Can you transcribe the data exactly? Leave the pictures out.

-- start DATA EXCERPT --

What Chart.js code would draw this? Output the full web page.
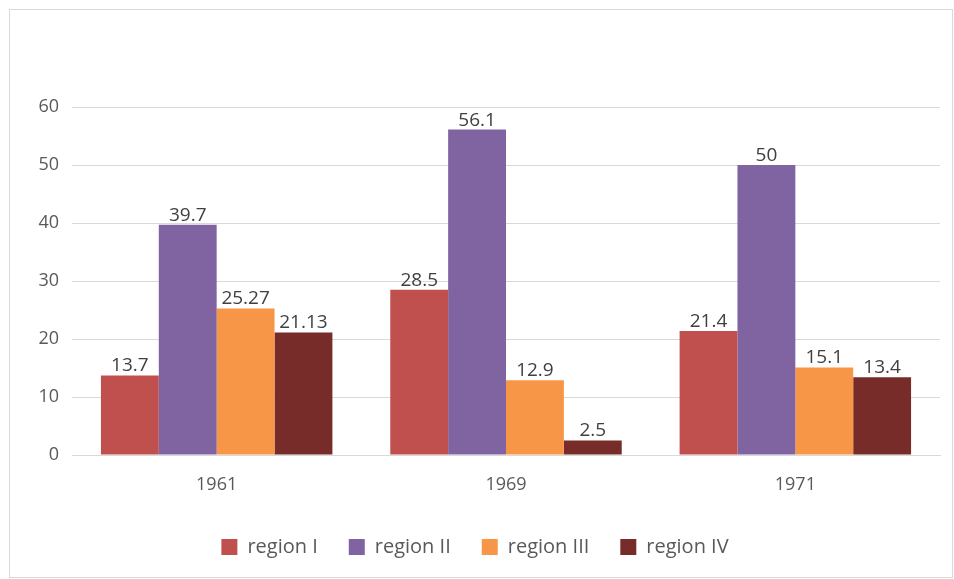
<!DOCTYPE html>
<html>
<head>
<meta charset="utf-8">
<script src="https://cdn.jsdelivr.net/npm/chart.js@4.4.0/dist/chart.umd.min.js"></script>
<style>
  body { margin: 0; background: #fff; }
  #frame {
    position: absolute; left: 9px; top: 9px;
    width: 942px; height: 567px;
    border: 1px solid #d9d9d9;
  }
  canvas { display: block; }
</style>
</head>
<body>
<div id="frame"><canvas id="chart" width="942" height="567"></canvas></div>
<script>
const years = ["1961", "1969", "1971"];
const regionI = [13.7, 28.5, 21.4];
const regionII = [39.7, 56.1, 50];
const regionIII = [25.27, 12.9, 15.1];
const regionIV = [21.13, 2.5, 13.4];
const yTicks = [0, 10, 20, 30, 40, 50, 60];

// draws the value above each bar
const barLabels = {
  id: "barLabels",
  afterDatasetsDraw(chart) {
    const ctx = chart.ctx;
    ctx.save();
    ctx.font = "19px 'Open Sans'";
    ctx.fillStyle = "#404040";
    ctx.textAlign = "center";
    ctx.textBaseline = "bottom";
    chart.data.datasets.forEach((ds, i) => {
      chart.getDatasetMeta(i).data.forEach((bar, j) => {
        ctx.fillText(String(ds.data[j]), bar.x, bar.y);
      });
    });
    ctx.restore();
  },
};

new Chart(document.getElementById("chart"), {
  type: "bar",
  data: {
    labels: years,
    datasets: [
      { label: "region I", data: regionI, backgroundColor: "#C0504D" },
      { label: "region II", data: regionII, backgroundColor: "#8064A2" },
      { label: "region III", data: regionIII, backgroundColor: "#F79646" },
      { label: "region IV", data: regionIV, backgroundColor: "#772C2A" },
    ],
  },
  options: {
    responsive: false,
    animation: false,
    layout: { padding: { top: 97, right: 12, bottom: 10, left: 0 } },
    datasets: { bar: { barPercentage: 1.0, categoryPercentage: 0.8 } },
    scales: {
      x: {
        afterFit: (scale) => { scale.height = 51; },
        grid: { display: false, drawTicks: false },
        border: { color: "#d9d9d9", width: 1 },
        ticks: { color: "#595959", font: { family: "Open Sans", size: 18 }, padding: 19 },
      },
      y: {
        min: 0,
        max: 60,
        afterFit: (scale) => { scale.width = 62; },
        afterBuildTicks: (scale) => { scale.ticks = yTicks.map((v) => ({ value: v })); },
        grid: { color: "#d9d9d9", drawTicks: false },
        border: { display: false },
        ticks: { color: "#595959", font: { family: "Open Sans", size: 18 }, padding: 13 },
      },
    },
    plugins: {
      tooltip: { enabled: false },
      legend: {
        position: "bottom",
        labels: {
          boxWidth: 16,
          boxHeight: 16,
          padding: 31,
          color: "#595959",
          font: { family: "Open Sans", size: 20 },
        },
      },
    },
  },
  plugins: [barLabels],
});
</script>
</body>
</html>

-- end DATA EXCERPT --

→ **EXERCISE ANSWER**
What Chart.js code would draw this? Output the full web page.
<!DOCTYPE html>
<html>
<head>
<meta charset="utf-8">
<script src="https://cdn.jsdelivr.net/npm/chart.js@4.4.0/dist/chart.umd.min.js"></script>
<style>
  body { margin: 0; background: #fff; }
  #frame {
    position: absolute; left: 9px; top: 9px;
    width: 942px; height: 567px;
    border: 1px solid #d9d9d9;
  }
  canvas { display: block; }
</style>
</head>
<body>
<div id="frame"><canvas id="chart" width="942" height="567"></canvas></div>
<script>
const years = ["1961", "1969", "1971"];
const regionI = [13.7, 28.5, 21.4];
const regionII = [39.7, 56.1, 50];
const regionIII = [25.27, 12.9, 15.1];
const regionIV = [21.13, 2.5, 13.4];
const yTicks = [0, 10, 20, 30, 40, 50, 60];

// draws the value above each bar
const barLabels = {
  id: "barLabels",
  afterDatasetsDraw(chart) {
    const ctx = chart.ctx;
    ctx.save();
    ctx.font = "19px 'Open Sans'";
    ctx.fillStyle = "#404040";
    ctx.textAlign = "center";
    ctx.textBaseline = "bottom";
    chart.data.datasets.forEach((ds, i) => {
      chart.getDatasetMeta(i).data.forEach((bar, j) => {
        ctx.fillText(String(ds.data[j]), bar.x, bar.y);
      });
    });
    ctx.restore();
  },
};

new Chart(document.getElementById("chart"), {
  type: "bar",
  data: {
    labels: years,
    datasets: [
      { label: "region I", data: regionI, backgroundColor: "#C0504D" },
      { label: "region II", data: regionII, backgroundColor: "#8064A2" },
      { label: "region III", data: regionIII, backgroundColor: "#F79646" },
      { label: "region IV", data: regionIV, backgroundColor: "#772C2A" },
    ],
  },
  options: {
    responsive: false,
    animation: false,
    layout: { padding: { top: 97, right: 12, bottom: 10, left: 0 } },
    datasets: { bar: { barPercentage: 1.0, categoryPercentage: 0.8 } },
    scales: {
      x: {
        afterFit: (scale) => { scale.height = 51; },
        grid: { display: false, drawTicks: false },
        border: { color: "#d9d9d9", width: 1 },
        ticks: { color: "#595959", font: { family: "Open Sans", size: 18 }, padding: 19 },
      },
      y: {
        min: 0,
        max: 60,
        afterFit: (scale) => { scale.width = 62; },
        afterBuildTicks: (scale) => { scale.ticks = yTicks.map((v) => ({ value: v })); },
        grid: { color: "#d9d9d9", drawTicks: false },
        border: { display: false },
        ticks: { color: "#595959", font: { family: "Open Sans", size: 18 }, padding: 13 },
      },
    },
    plugins: {
      tooltip: { enabled: false },
      legend: {
        position: "bottom",
        labels: {
          boxWidth: 16,
          boxHeight: 16,
          padding: 31,
          color: "#595959",
          font: { family: "Open Sans", size: 20 },
        },
      },
    },
  },
  plugins: [barLabels],
});
</script>
</body>
</html>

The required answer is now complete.